TASK — Could the lines from the start of the data through the line with "bottom += vals" be set down exactly, with no pictures among them?

DATA SEGMENT —

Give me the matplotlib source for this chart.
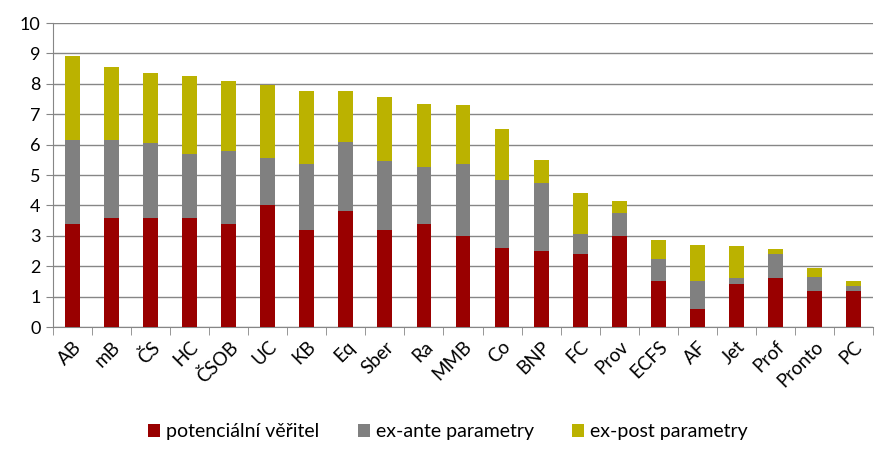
import matplotlib
matplotlib.use("Agg")
import matplotlib.pyplot as plt
import numpy as np

categories = ["AB", "mB", "ČS", "HC", "ČSOB", "UC", "KB", "Eq", "Sber", "Ra",
              "MMB", "Co", "BNP", "FC", "Prov", "ECFS", "AF", "Jet", "Prof",
              "Pronto", "PC"]
veritel = [3.4, 3.6, 3.6, 3.6, 3.4, 4.0, 3.2, 3.8, 3.2, 3.4,
           3.0, 2.6, 2.5, 2.4, 3.0, 1.5, 0.6, 1.4, 1.6, 1.2, 1.2]
ex_ante = [2.75, 2.55, 2.45, 2.1, 2.4, 1.55, 2.15, 2.3, 2.25, 1.85,
           2.35, 2.25, 2.25, 0.65, 0.75, 0.75, 0.9, 0.2, 0.8, 0.45, 0.15]
ex_post = [2.75, 2.4, 2.3, 2.55, 2.3, 2.4, 2.4, 1.65, 2.1, 2.1,
           1.95, 1.65, 0.75, 1.35, 0.4, 0.6, 1.2, 1.05, 0.15, 0.3, 0.15]
series_names = ["potenciální věřitel", "ex-ante parametry", "ex-post parametry"]
colors = ["#990000", "#808080", "#BBB200"]

plt.rcParams["font.family"] = ["Lato", "DejaVu Sans"]

fig = plt.figure(figsize=(8.96, 4.63), dpi=100)
ax = fig.add_axes([53 / 896, 1 - 327 / 463, 820 / 896, 304 / 463])

x = np.arange(len(categories))
w = 0.38
bottom = np.zeros(len(categories))
for vals, name, c in zip([veritel, ex_ante, ex_post], series_names, colors):
    vals = np.array(vals)
    ax.bar(x, vals, w, bottom=bottom, color=c, label=name, zorder=3)
    bottom += vals

ax.set_ylim(0, 10)
ax.set_xlim(-0.5, len(categories) - 0.5)
ax.set_yticks(range(0, 11))
ax.yaxis.grid(True, color="#868686", linewidth=1.0, zorder=0)
ax.tick_params(axis="y", labelsize=13, length=5, color="#868686", pad=4)

# category labels centred, tick marks between categories
ax.set_xticks(x)
ax.set_xticklabels(categories, rotation=45, ha="right", rotation_mode="anchor",
                   fontsize=13.5)
ax.tick_params(axis="x", length=0, pad=8)
ax.set_xticks(np.arange(-0.5, len(categories)), minor=True)
ax.tick_params(axis="x", which="minor", length=6, color="#868686")

for s in ["top", "right"]:
    ax.spines[s].set_visible(False)
for s in ["left", "bottom"]:
    ax.spines[s].set_color("#868686")

fig.legend(loc="center", bbox_to_anchor=(0.5, 1 - 432 / 463), ncol=3,
           frameon=False, fontsize=14, handlelength=0.6, handleheight=0.6,
           handletextpad=0.3, columnspacing=2.0)

fig.savefig("out.png", dpi=100)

EXERCISE ANSWER —
Give me the matplotlib source for this chart.
import matplotlib
matplotlib.use("Agg")
import matplotlib.pyplot as plt
import numpy as np

categories = ["AB", "mB", "ČS", "HC", "ČSOB", "UC", "KB", "Eq", "Sber", "Ra",
              "MMB", "Co", "BNP", "FC", "Prov", "ECFS", "AF", "Jet", "Prof",
              "Pronto", "PC"]
veritel = [3.4, 3.6, 3.6, 3.6, 3.4, 4.0, 3.2, 3.8, 3.2, 3.4,
           3.0, 2.6, 2.5, 2.4, 3.0, 1.5, 0.6, 1.4, 1.6, 1.2, 1.2]
ex_ante = [2.75, 2.55, 2.45, 2.1, 2.4, 1.55, 2.15, 2.3, 2.25, 1.85,
           2.35, 2.25, 2.25, 0.65, 0.75, 0.75, 0.9, 0.2, 0.8, 0.45, 0.15]
ex_post = [2.75, 2.4, 2.3, 2.55, 2.3, 2.4, 2.4, 1.65, 2.1, 2.1,
           1.95, 1.65, 0.75, 1.35, 0.4, 0.6, 1.2, 1.05, 0.15, 0.3, 0.15]
series_names = ["potenciální věřitel", "ex-ante parametry", "ex-post parametry"]
colors = ["#990000", "#808080", "#BBB200"]

plt.rcParams["font.family"] = ["Lato", "DejaVu Sans"]

fig = plt.figure(figsize=(8.96, 4.63), dpi=100)
ax = fig.add_axes([53 / 896, 1 - 327 / 463, 820 / 896, 304 / 463])

x = np.arange(len(categories))
w = 0.38
bottom = np.zeros(len(categories))
for vals, name, c in zip([veritel, ex_ante, ex_post], series_names, colors):
    vals = np.array(vals)
    ax.bar(x, vals, w, bottom=bottom, color=c, label=name, zorder=3)
    bottom += vals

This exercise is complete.